_Task:_ Repeat the material exactly from its first line to the line that includes "const pokFrostFree = [[4.38, 8.65]];". Skip pictures.

*** Recorded data

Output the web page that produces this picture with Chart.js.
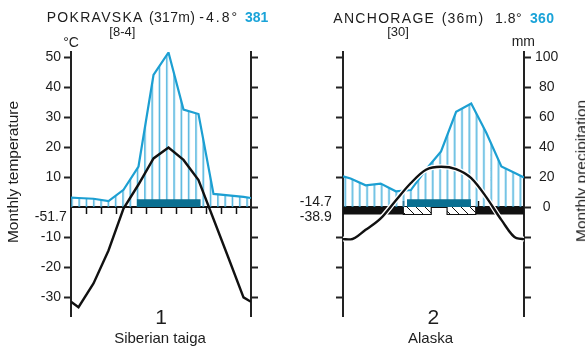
<!DOCTYPE html>
<html>
<head>
<meta charset="utf-8">
<script src="https://cdn.jsdelivr.net/npm/chart.js@4.4.0/dist/chart.umd.min.js"></script>
<style>
  body { margin: 0; background: #fff; }
  #wrap { position: relative; width: 585px; height: 347px; overflow: hidden;
          font-family: "Liberation Sans", Arial, sans-serif; color: #1d1d1d; }
  canvas { position: absolute; top: 0; }
  .t { position: absolute; white-space: nowrap; line-height: 1; }
</style>
</head>
<body>
<div id="wrap">
  <canvas id="c1" width="290" height="347" style="left:0"></canvas>
  <canvas id="c2" width="295" height="347" style="left:290px"></canvas>
</div>
<script>
// shared axes
const tempRange = [-36.33, 51.67];
const tempTicks = [-30, -20, -10, 0, 10, 20, 30, 40, 50];
const precipTicks = [-60, -40, -20, 0, 20, 40, 60, 80, 100];

// Pokravska (Siberian taiga), monthly means Jan..Dec
const pokTemp = [-33.4, -25.5, -14.5, -0.5, 7.5, 16.2, 19.8, 15.7, 9.0, -4.0, -17.0, -30.1];
const pokTempEdge = [-31.6, -31.6];
const pokPrecip = [6, 5.5, 4, 11.5, 27, 88, 103, 65, 62, 8.7, 7.7, 6.7];
const pokPrecipEdge = [6.2, 6];
const pokFrostFree = [[4.38, 8.65]];

// Anchorage (Alaska)
const ancTemp = [-10.8, -7.6, -3.8, 2.2, 8.0, 12.4, 13.4, 12.6, 9.6, 3.3, -4.3, -10.4];
const ancTempEdge = [-10.7, -10.7];
const ancPrecip = [19, 14.5, 15.6, 10.5, 11.3, 25, 37, 63.5, 69, 49.5, 27, 22.2];
const ancPrecipEdge = [20.5, 19.6];
const ancFrostFree = [[4.24, 8.48]];
const ancFrostMonths = [[0, 4], [8.8, 12]];
const ancProbFrost = [[4, 5.85], [6.9, 8.8]];

Chart.defaults.font.family = '"Liberation Sans", Arial, sans-serif';
Chart.defaults.color = '#1d1d1d';

function series(vals, edge) {
  return [{ x: 0, y: edge[0] }]
    .concat(vals.map((v, i) => ({ x: i + 0.5, y: v })))
    .concat([{ x: 12, y: edge[1] }]);
}
function band(span, h) {
  return [{ x: span[0], y: h }, { x: span[1], y: h }];
}
function box(span, h) {
  return [{ x: span[0], y: 0 }, { x: span[0], y: h }, { x: span[1], y: h }, { x: span[1], y: 0 }];
}

function vHatch(ctx, color, x0) {
  const c = document.createElement('canvas');
  c.width = 73; c.height = 8;
  const g = c.getContext('2d');
  g.fillStyle = color;
  for (let i = 0; i < 10; i++) g.fillRect(i * 7.3, 0, 1.4, 8);
  const p = ctx.createPattern(c, 'repeat');
  p.setTransform(new DOMMatrix().translate(x0, 0));
  return p;
}
function dHatch(ctx) {
  const c = document.createElement('canvas');
  c.width = 9; c.height = 9;
  const g = c.getContext('2d');
  g.fillStyle = '#fff';
  g.fillRect(0, 0, 9, 9);
  g.strokeStyle = '#111';
  g.lineWidth = 1;
  g.beginPath();
  g.moveTo(-1, -1); g.lineTo(10, 10);
  g.moveTo(-1, 8); g.lineTo(1, 10);
  g.moveTo(8, -1); g.lineTo(10, 1);
  g.stroke();
  return ctx.createPattern(c, 'repeat');
}

function makePanel(id, p) {
  const ctx = document.getElementById(id).getContext('2d');
  const curve = p.smooth ? { cubicInterpolationMode: 'monotone' } : { tension: 0 };
  const datasets = [];

  datasets.push(Object.assign({ data: series(p.temp, p.tempEdge), yAxisID: 'y', borderColor: '#111', borderWidth: 2.4, order: 0 }, curve));
  if (p.smooth) {
    datasets.push(Object.assign({ data: series(p.temp, p.tempEdge), yAxisID: 'y', borderColor: '#fff', borderWidth: 5, order: 1 }, curve));
  }
  p.frostFree.forEach(s => datasets.push({
    data: band(s, 2.6), yAxisID: 'y', borderWidth: 0, fill: 'origin', backgroundColor: '#0a6f91', order: 2
  }));
  (p.probFrost || []).forEach(s => datasets.push({
    data: box(s, -2.5), yAxisID: 'y', borderColor: '#111', borderWidth: 1.2, fill: 'origin',
    backgroundColor: dHatch(ctx), order: 3
  }));
  (p.frostMonths || []).forEach(s => datasets.push({
    data: band(s, -2.5), yAxisID: 'y', borderWidth: 0, fill: 'origin', backgroundColor: '#111', order: 4
  }));
  datasets.push({
    data: series(p.precip, p.precipEdge), yAxisID: 'y2', borderColor: '#1c9fd2', borderWidth: 2.2,
    tension: 0, fill: 'origin', backgroundColor: vHatch(ctx, '#3aabda', p.leftW + p.hatchShift), order: 5
  });

  return new Chart(ctx, {
    type: 'line',
    data: { datasets },
    options: {
      responsive: false,
      animation: false,
      devicePixelRatio: 1,
      layout: { padding: { top: 52, bottom: 31, left: 0, right: 0 } },
      elements: { point: { radius: 0 } },
      plugins: { legend: { display: false }, tooltip: { enabled: false }, filler: { drawTime: 'beforeDatasetDraw' } },
      scales: {
        x: {
          type: 'linear', min: 0, max: 12, position: { y: 0 }, z: 1,
          afterBuildTicks: s => { s.ticks = Array.from({ length: 13 }, (_, i) => ({ value: i })); },
          ticks: { display: false },
          grid: {
            drawOnChartArea: false, drawTicks: true, tickLength: p.monthTickLen, tickWidth: 1.5,
            tickColor: c => (c.tick && p.monthTicks.includes(c.tick.value)) ? '#111' : 'rgba(0,0,0,0)'
          },
          border: { display: true, color: '#111', width: 2 }
        },
        y: {
          type: 'linear', position: 'left', min: tempRange[0], max: tempRange[1], z: 1,
          afterBuildTicks: s => { s.ticks = tempTicks.map(v => ({ value: v })); },
          afterFit: s => { s.width = p.leftW; },
          ticks: {
            display: p.leftLabels, padding: 3, font: { size: 14 }, color: '#1d1d1d',
            callback: v => v === 0 ? '' : v
          },
          grid: {
            drawOnChartArea: false, drawTicks: true, tickLength: 7, tickWidth: 2,
            tickColor: c => (c.tick && c.tick.value === 0) ? 'rgba(0,0,0,0)' : '#222'
          },
          border: { display: true, color: '#222', width: 2 }
        },
        y2: {
          type: 'linear', position: 'right', min: tempRange[0] * 2, max: tempRange[1] * 2, z: 1,
          afterBuildTicks: s => { s.ticks = precipTicks.map(v => ({ value: v })); },
          afterFit: s => { s.width = p.rightW; },
          ticks: {
            display: p.rightLabels, padding: 4, crossAlign: 'center', font: { size: 14 }, color: '#1d1d1d',
            callback: v => v < 0 ? '' : v
          },
          grid: { drawOnChartArea: false, drawTicks: true, tickLength: 7, tickWidth: 2, tickColor: '#222' },
          border: { display: true, color: '#222', width: 2 }
        }
      }
    }
  });
}

makePanel('c1', {
  temp: pokTemp, tempEdge: pokTempEdge, precip: pokPrecip, precipEdge: pokPrecipEdge,
  frostFree: pokFrostFree, smooth: false,
  leftW: 71, rightW: 39, leftLabels: true, rightLabels: false, hatchShift: 0.2,
  monthTicks: [1, 2, 3, 4, 5, 6, 7, 8, 9, 10, 11], monthTickLen: 6
});
makePanel('c2', {
  temp: ancTemp, tempEdge: ancTempEdge, precip: ancPrecip, precipEdge: ancPrecipEdge,
  frostFree: ancFrostFree, frostMonths: ancFrostMonths, probFrost: ancProbFrost, smooth: true,
  leftW: 53, rightW: 61, leftLabels: false, rightLabels: true, hatchShift: 1.5,
  monthTicks: [4, 5, 6, 7, 8, 9], monthTickLen: -7
});

// text labels
const wrap = document.getElementById('wrap');
function label(text, x, y, o) {
  o = o || {};
  const d = document.createElement('div');
  d.className = 't';
  d.textContent = text;
  d.style.left = x + 'px';
  d.style.top = y + 'px';
  d.style.fontSize = (o.size || 14) + 'px';
  if (o.bold) d.style.fontWeight = 'bold';
  if (o.color) d.style.color = o.color;
  if (o.ls) d.style.letterSpacing = o.ls + 'px';
  const tx = o.align === 'center' ? '-50%' : o.align === 'right' ? '-100%' : '0';
  d.style.transform = 'translate(' + tx + ',-50%)' + (o.rotate ? ' rotate(-90deg)' : '');
  wrap.appendChild(d);
}
const blue = '#1aa3d8';

label('POKRAVSKA', 46.7, 16.7, { ls: 1.3 });
label('(317m)', 149, 16.7, { ls: 0.3 });
label('-4.8°', 199.3, 16.7, { ls: 2 });
label('381', 245, 16.7, { bold: true, color: blue });
label('[8-4]', 122.3, 31.4, { size: 13, align: 'center' });
label('°C', 71, 42, { align: 'center' });
label('Monthly temperature', 12.5, 172, { size: 15.5, align: 'center', rotate: true });
label('-51.7', 66.7, 215.7, { align: 'right' });
label('1', 161, 315.8, { size: 21, align: 'center' });
label('Siberian taiga', 160, 336.5, { size: 15, align: 'center' });

label('ANCHORAGE', 333.3, 18, { ls: 1.3 });
label('(36m)', 441.7, 18, { ls: 1.2 });
label('1.8°', 495, 18, { ls: 0.5 });
label('360', 530, 18, { bold: true, color: blue, ls: 0.3 });
label('[30]', 398, 31.4, { size: 13, align: 'center' });
label('mm', 523.3, 40.8, { align: 'center' });
label('Monthly precipitation', 581, 171, { size: 15.5, align: 'center', rotate: true });
label('-14.7', 331.7, 200.7, { align: 'right' });
label('-38.9', 331.7, 215.7, { align: 'right' });
label('2', 433.3, 315.8, { size: 21, align: 'center' });
label('Alaska', 430.5, 336.5, { size: 15, align: 'center' });
</script>
</body>
</html>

******

_Task answer:_
Output the web page that produces this picture with Chart.js.
<!DOCTYPE html>
<html>
<head>
<meta charset="utf-8">
<script src="https://cdn.jsdelivr.net/npm/chart.js@4.4.0/dist/chart.umd.min.js"></script>
<style>
  body { margin: 0; background: #fff; }
  #wrap { position: relative; width: 585px; height: 347px; overflow: hidden;
          font-family: "Liberation Sans", Arial, sans-serif; color: #1d1d1d; }
  canvas { position: absolute; top: 0; }
  .t { position: absolute; white-space: nowrap; line-height: 1; }
</style>
</head>
<body>
<div id="wrap">
  <canvas id="c1" width="290" height="347" style="left:0"></canvas>
  <canvas id="c2" width="295" height="347" style="left:290px"></canvas>
</div>
<script>
// shared axes
const tempRange = [-36.33, 51.67];
const tempTicks = [-30, -20, -10, 0, 10, 20, 30, 40, 50];
const precipTicks = [-60, -40, -20, 0, 20, 40, 60, 80, 100];

// Pokravska (Siberian taiga), monthly means Jan..Dec
const pokTemp = [-33.4, -25.5, -14.5, -0.5, 7.5, 16.2, 19.8, 15.7, 9.0, -4.0, -17.0, -30.1];
const pokTempEdge = [-31.6, -31.6];
const pokPrecip = [6, 5.5, 4, 11.5, 27, 88, 103, 65, 62, 8.7, 7.7, 6.7];
const pokPrecipEdge = [6.2, 6];
const pokFrostFree = [[4.38, 8.65]];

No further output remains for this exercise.